The scenery changed so much. From fields to lakes to rocky rivers to mountains and everything in-between. There was also a lot of frustration. I think I got a little lost at one point and with no indication I was going the right way I was starting to get a little worried. I then had to pass a muddy swamp like field. I could see no way around it and struggled to wade through, my shoes and trousers covered. However, the great thing about Torres Del Paine is whenever your fed up of hiking there’s another amazing scene just around the corner and you’re in love with the place all over again.

The incredible views of Torres del Paine National Park
Despite hiking long distances it’s impossible not be enamoured with this place

I caught up with the Irish couple for lunch and left while they were still resting. I was eager to get to the end of this long trek. The last section to my final stop at Torres was all uphill. Snow started to cover the ground for the last couple of hours and I was asking hikers coming from the opposite direction how close I was, desperate to get there. Eventually I made it and could relax knowing the most difficult part was behind me. I had to wait about an hour for the next couple to arrive, some of my new friends only arriving just before sunset. If that day was difficult, the next morning made it all worthwhile.

A fox spotted by the towers, Torres del Paine National Park
We weren’t the only ones up early for sunrise at the towers

We had to wake early in order to be at the towers for sunrise, which was around 7am. I then hiked about 1km. Up hill. In the dark. What happened next was possibly the most amazing sight of all. Watching the sun light up the towers, with the reflection in the pool below, was simply stunning. Four days of hiking, packing away my tent and setting it up again, carrying all of my camping equipment and food, wearing everything I owned in a failed attempt to keep warm at night. It had all been for this. And totally worth it. So much so that I didn’t actually want to leave now it was time to go.

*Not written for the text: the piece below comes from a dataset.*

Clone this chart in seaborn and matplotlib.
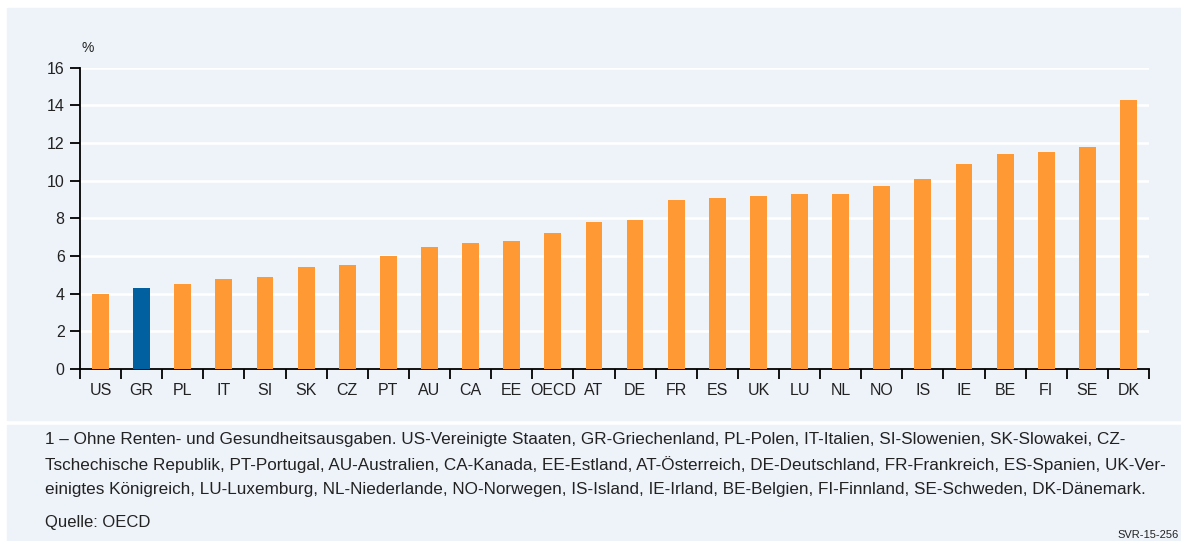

View of the towers at sunrise, Torres del Paine National Park
The end reward for four days hiking

Somewhat reluctantly I headed back to camp to have breakfast and pack up for the final time. We needed to be at the end by 2pm in order to catch the shuttle bus back to town. The downhill walk to where the bus would be waiting was relatively easy after everything that had gone before. I even stopped for a rest just before the finish in order to drag it out a little longer.

Everyone was ecstatic for having finished the route successfully but also because it had been such a great experience. That evening back in Puerto Natales, showered and in clean clothes, we all met up one final time for a few drinks and a pizza. An experience we’ll remember forever.